Start THE DATA

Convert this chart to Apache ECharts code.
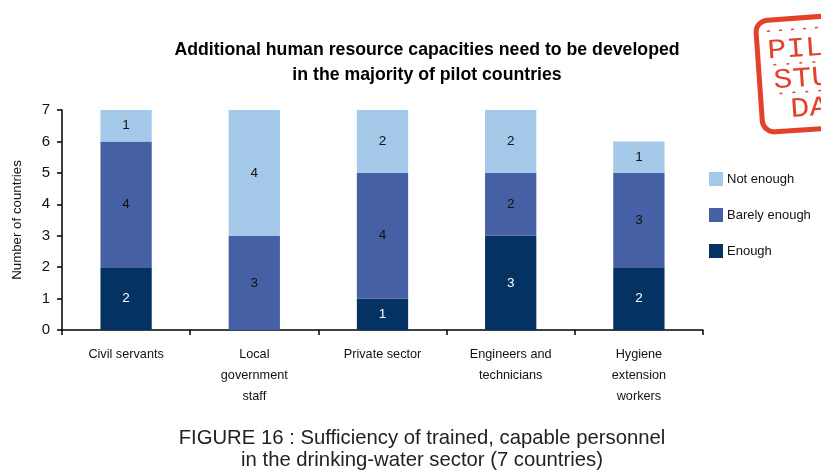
<!DOCTYPE html>
<html>
<head>
<meta charset="utf-8">
<script src="https://cdn.jsdelivr.net/npm/echarts@6/dist/echarts.min.js"></script>
<style>
  html, body { margin: 0; padding: 0; background: #fff; }
  #chart { width: 821px; height: 473px; }
</style>
</head>
<body>
<div id="chart"></div>
<script>
// Personnel categories along the x axis
const categories = [
  'Civil servants',
  'Local\ngovernment\nstaff',
  'Private sector',
  'Engineers and\ntechnicians',
  'Hygiene\nextension\nworkers'
];
// Number of countries per sufficiency level
const enough = [2, 0, 1, 3, 2];
const barelyEnough = [4, 3, 4, 2, 3];
const notEnough = [1, 4, 2, 2, 1];
const yTicks = [0, 1, 2, 3, 4, 5, 6, 7];

const narrow = '"Liberation Sans Narrow", "Arial Narrow", "Liberation Sans", Arial, sans-serif';
const stampRed = '#E4412B';
const stampFont = '28px "Liberation Mono", "DejaVu Sans Mono", monospace';

function barSeries(name, values, color, labelColor) {
  return {
    name: name,
    type: 'bar',
    stack: 'total',
    barWidth: '40%',
    data: values,
    itemStyle: { color: color },
    label: {
      show: true,
      position: 'inside',
      color: labelColor,
      fontFamily: narrow,
      fontSize: 13.5,
      formatter: p => (p.value > 0 ? String(p.value) : '')
    }
  };
}

function stampWord(word, x, y) {
  return {
    type: 'text',
    x: x,
    y: y,
    scaleX: 1.13,
    style: { text: word, x: 0, y: 0, fill: stampRed, font: stampFont, verticalAlign: 'middle' }
  };
}

const chart = echarts.init(document.getElementById('chart'), null, { renderer: 'canvas' });
chart.setOption({
  animation: false,
  backgroundColor: '#fff',
  title: {
    text: 'Additional human resource capacities need to be developed\nin the majority of pilot countries',
    left: 422,
    top: 33,
    textAlign: 'center',
    textStyle: {
      fontFamily: narrow,
      fontWeight: 'bold',
      fontSize: 17.7,
      lineHeight: 25,
      color: '#000'
    }
  },
  legend: {
    orient: 'vertical',
    left: 704,
    top: 167,
    itemWidth: 14,
    itemHeight: 14,
    itemGap: 22,
    icon: 'rect',
    data: ['Not enough', 'Barely enough', 'Enough'],
    textStyle: { fontFamily: narrow, fontSize: 13, color: '#111', padding: [0, 0, 0, -1] }
  },
  grid: { left: 62, right: 118, top: 110, bottom: 143 },
  xAxis: {
    type: 'category',
    data: categories,
    axisLine: { lineStyle: { color: '#000', width: 1.5 } },
    axisTick: { show: true, length: 5, lineStyle: { color: '#000', width: 1.5 } },
    axisLabel: {
      fontFamily: narrow,
      fontSize: 12.7,
      color: '#111',
      lineHeight: 21,
      margin: 14
    }
  },
  yAxis: {
    type: 'value',
    min: 0,
    max: 7,
    interval: 1,
    name: 'Number of countries',
    nameLocation: 'middle',
    nameRotate: 90,
    nameGap: 38,
    nameTextStyle: { fontFamily: narrow, fontSize: 13.3, color: '#111' },
    axisLine: { show: true, lineStyle: { color: '#000', width: 1.5 } },
    axisTick: { show: true, length: 5, lineStyle: { color: '#000', width: 1.5 } },
    splitLine: { show: false },
    axisLabel: {
      fontFamily: narrow,
      fontSize: 15,
      color: '#111',
      margin: 12,
      formatter: v => (yTicks.indexOf(v) >= 0 ? String(v) : '')
    }
  },
  series: [
    barSeries('Enough', enough, '#043263', '#fff'),
    barSeries('Barely enough', barelyEnough, '#4660A6', '#111'),
    barSeries('Not enough', notEnough, '#A3C8E8', '#111')
  ],
  graphic: [
    {
      type: 'text',
      style: {
        text: 'FIGURE 16 : Sufficiency of trained, capable personnel\nin the drinking-water sector (7 countries)',
        x: 422,
        y: 427,
        fontFamily: '"Liberation Sans", Arial, sans-serif',
        fontSize: 20.3,
        lineHeight: 22,
        fill: '#222',
        align: 'center',
        verticalAlign: 'top'
      }
    },
    {
      // red "pilot study data" stamp in the corner
      type: 'group',
      x: 814,
      y: 72,
      rotation: 4 * Math.PI / 180,
      children: [
        {
          type: 'rect',
          shape: { x: -55, y: -55, width: 130, height: 112, r: 12 },
          style: { fill: 'none', stroke: stampRed, lineWidth: 5 }
        },
        {
          type: 'line',
          shape: { x1: -44, y1: -44, x2: 60, y2: -44 },
          style: { stroke: stampRed, lineWidth: 1.5, lineDash: [3, 9] }
        },
        {
          type: 'line',
          shape: { x1: -40, y1: -10, x2: 60, y2: -10 },
          style: { stroke: stampRed, lineWidth: 1.5, lineDash: [3, 10] }
        },
        {
          type: 'line',
          shape: { x1: -36, y1: 19, x2: 60, y2: 19 },
          style: { stroke: stampRed, lineWidth: 1.5, lineDash: [3, 10] }
        },
        stampWord('PILOT', -45, -24),
        stampWord('STUDY', -41, 6),
        stampWord('DATA', -26, 36)
      ]
    }
  ]
});
</script>
</body>
</html>
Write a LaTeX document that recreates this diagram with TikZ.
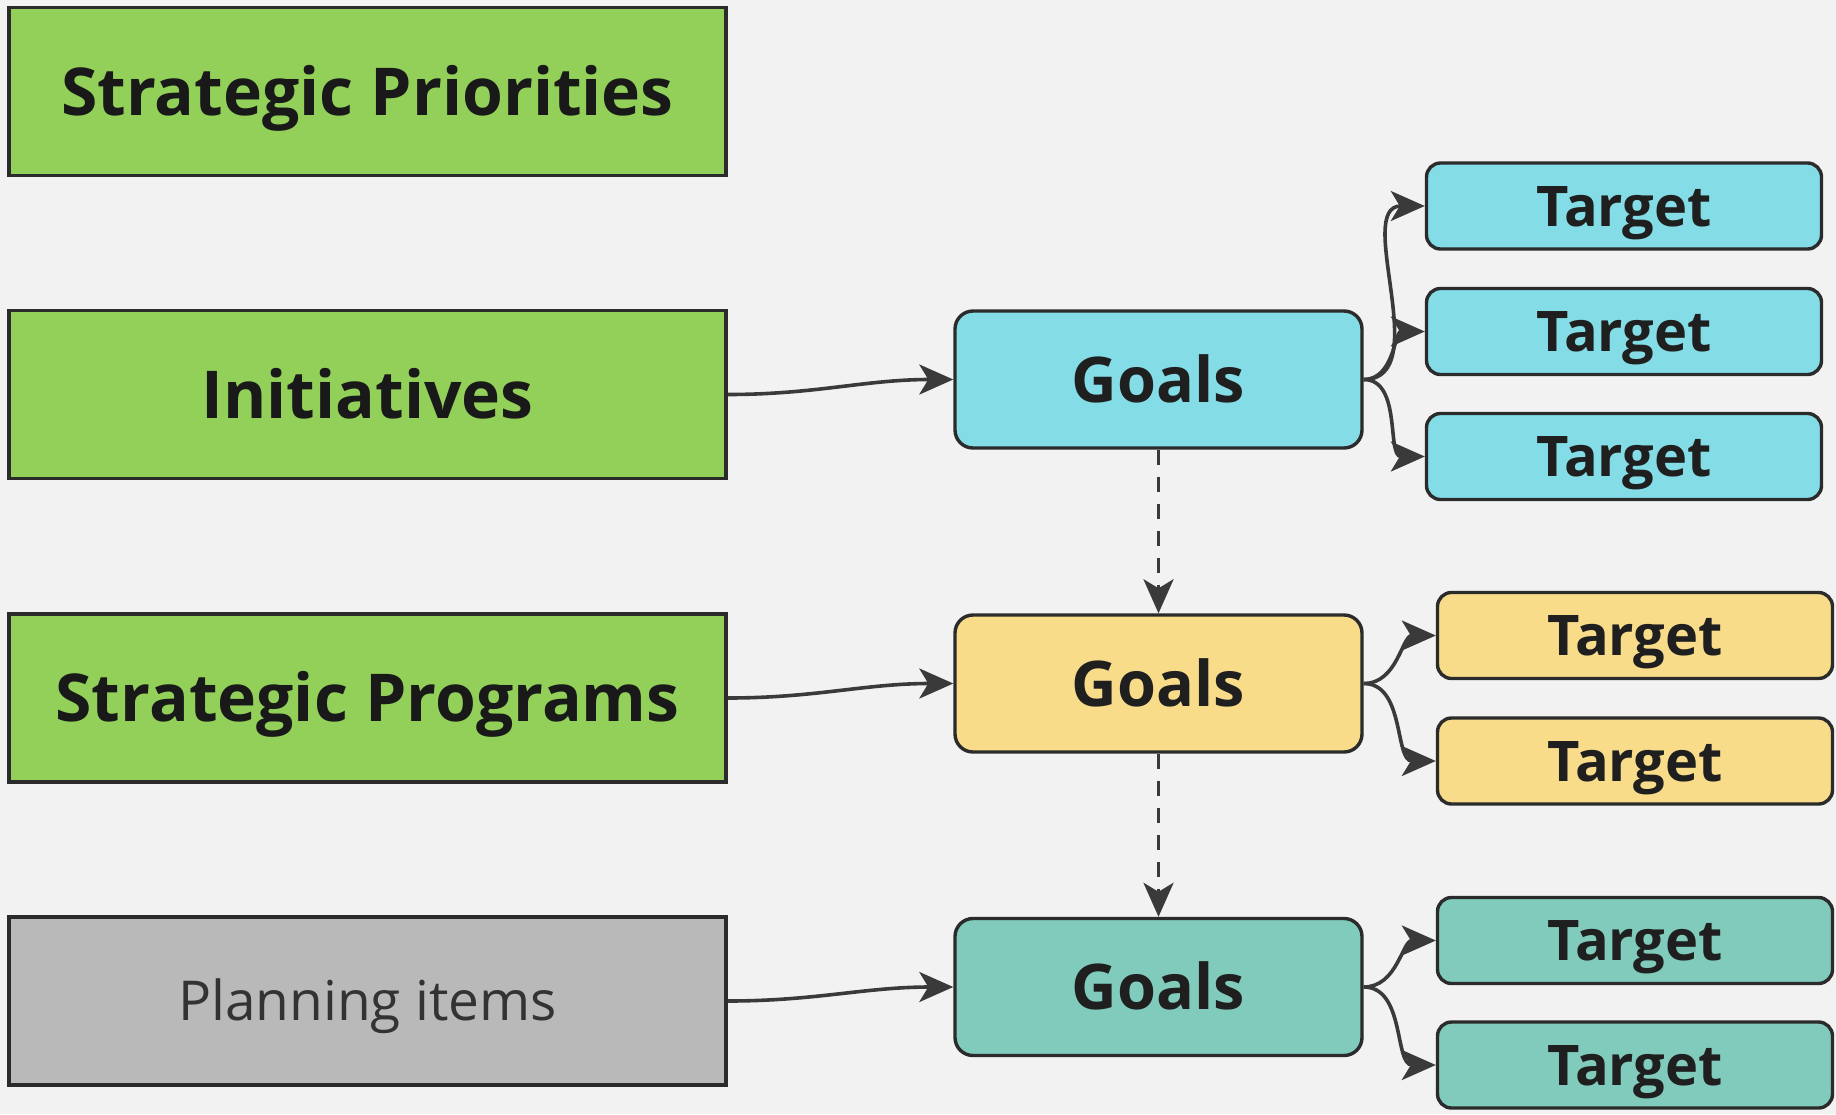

End THE DATA

▶ DO THIS
Quote every record above exactly, leaving out any pictures.

▶ RESPONSE TO THIS TASK
Convert this chart to Apache ECharts code.
<!DOCTYPE html>
<html>
<head>
<meta charset="utf-8">
<script src="https://cdn.jsdelivr.net/npm/echarts@6/dist/echarts.min.js"></script>
<style>
  html, body { margin: 0; padding: 0; background: #fff; }
  #chart { width: 821px; height: 473px; }
</style>
</head>
<body>
<div id="chart"></div>
<script>
// Personnel categories along the x axis
const categories = [
  'Civil servants',
  'Local\ngovernment\nstaff',
  'Private sector',
  'Engineers and\ntechnicians',
  'Hygiene\nextension\nworkers'
];
// Number of countries per sufficiency level
const enough = [2, 0, 1, 3, 2];
const barelyEnough = [4, 3, 4, 2, 3];
const notEnough = [1, 4, 2, 2, 1];
const yTicks = [0, 1, 2, 3, 4, 5, 6, 7];

const narrow = '"Liberation Sans Narrow", "Arial Narrow", "Liberation Sans", Arial, sans-serif';
const stampRed = '#E4412B';
const stampFont = '28px "Liberation Mono", "DejaVu Sans Mono", monospace';

function barSeries(name, values, color, labelColor) {
  return {
    name: name,
    type: 'bar',
    stack: 'total',
    barWidth: '40%',
    data: values,
    itemStyle: { color: color },
    label: {
      show: true,
      position: 'inside',
      color: labelColor,
      fontFamily: narrow,
      fontSize: 13.5,
      formatter: p => (p.value > 0 ? String(p.value) : '')
    }
  };
}

function stampWord(word, x, y) {
  return {
    type: 'text',
    x: x,
    y: y,
    scaleX: 1.13,
    style: { text: word, x: 0, y: 0, fill: stampRed, font: stampFont, verticalAlign: 'middle' }
  };
}

const chart = echarts.init(document.getElementById('chart'), null, { renderer: 'canvas' });
chart.setOption({
  animation: false,
  backgroundColor: '#fff',
  title: {
    text: 'Additional human resource capacities need to be developed\nin the majority of pilot countries',
    left: 422,
    top: 33,
    textAlign: 'center',
    textStyle: {
      fontFamily: narrow,
      fontWeight: 'bold',
      fontSize: 17.7,
      lineHeight: 25,
      color: '#000'
    }
  },
  legend: {
    orient: 'vertical',
    left: 704,
    top: 167,
    itemWidth: 14,
    itemHeight: 14,
    itemGap: 22,
    icon: 'rect',
    data: ['Not enough', 'Barely enough', 'Enough'],
    textStyle: { fontFamily: narrow, fontSize: 13, color: '#111', padding: [0, 0, 0, -1] }
  },
  grid: { left: 62, right: 118, top: 110, bottom: 143 },
  xAxis: {
    type: 'category',
    data: categories,
    axisLine: { lineStyle: { color: '#000', width: 1.5 } },
    axisTick: { show: true, length: 5, lineStyle: { color: '#000', width: 1.5 } },
    axisLabel: {
      fontFamily: narrow,
      fontSize: 12.7,
      color: '#111',
      lineHeight: 21,
      margin: 14
    }
  },
  yAxis: {
    type: 'value',
    min: 0,
    max: 7,
    interval: 1,
    name: 'Number of countries',
    nameLocation: 'middle',
    nameRotate: 90,
    nameGap: 38,
    nameTextStyle: { fontFamily: narrow, fontSize: 13.3, color: '#111' },
    axisLine: { show: true, lineStyle: { color: '#000', width: 1.5 } },
    axisTick: { show: true, length: 5, lineStyle: { color: '#000', width: 1.5 } },
    splitLine: { show: false },
    axisLabel: {
      fontFamily: narrow,
      fontSize: 15,
      color: '#111',
      margin: 12,
      formatter: v => (yTicks.indexOf(v) >= 0 ? String(v) : '')
    }
  },
  series: [
    barSeries('Enough', enough, '#043263', '#fff'),
    barSeries('Barely enough', barelyEnough, '#4660A6', '#111'),
    barSeries('Not enough', notEnough, '#A3C8E8', '#111')
  ],
  graphic: [
    {
      type: 'text',
      style: {
        text: 'FIGURE 16 : Sufficiency of trained, capable personnel\nin the drinking-water sector (7 countries)',
        x: 422,
        y: 427,
        fontFamily: '"Liberation Sans", Arial, sans-serif',
        fontSize: 20.3,
        lineHeight: 22,
        fill: '#222',
        align: 'center',
        verticalAlign: 'top'
      }
    },
    {
      // red "pilot study data" stamp in the corner
      type: 'group',
      x: 814,
      y: 72,
      rotation: 4 * Math.PI / 180,
      children: [
        {
          type: 'rect',
          shape: { x: -55, y: -55, width: 130, height: 112, r: 12 },
          style: { fill: 'none', stroke: stampRed, lineWidth: 5 }
        },
        {
          type: 'line',
          shape: { x1: -44, y1: -44, x2: 60, y2: -44 },
          style: { stroke: stampRed, lineWidth: 1.5, lineDash: [3, 9] }
        },
        {
          type: 'line',
          shape: { x1: -40, y1: -10, x2: 60, y2: -10 },
          style: { stroke: stampRed, lineWidth: 1.5, lineDash: [3, 10] }
        },
        {
          type: 'line',
          shape: { x1: -36, y1: 19, x2: 60, y2: 19 },
          style: { stroke: stampRed, lineWidth: 1.5, lineDash: [3, 10] }
        },
        stampWord('PILOT', -45, -24),
        stampWord('STUDY', -41, 6),
        stampWord('DATA', -26, 36)
      ]
    }
  ]
});
</script>
</body>
</html>
Write a LaTeX document that recreates this diagram with TikZ.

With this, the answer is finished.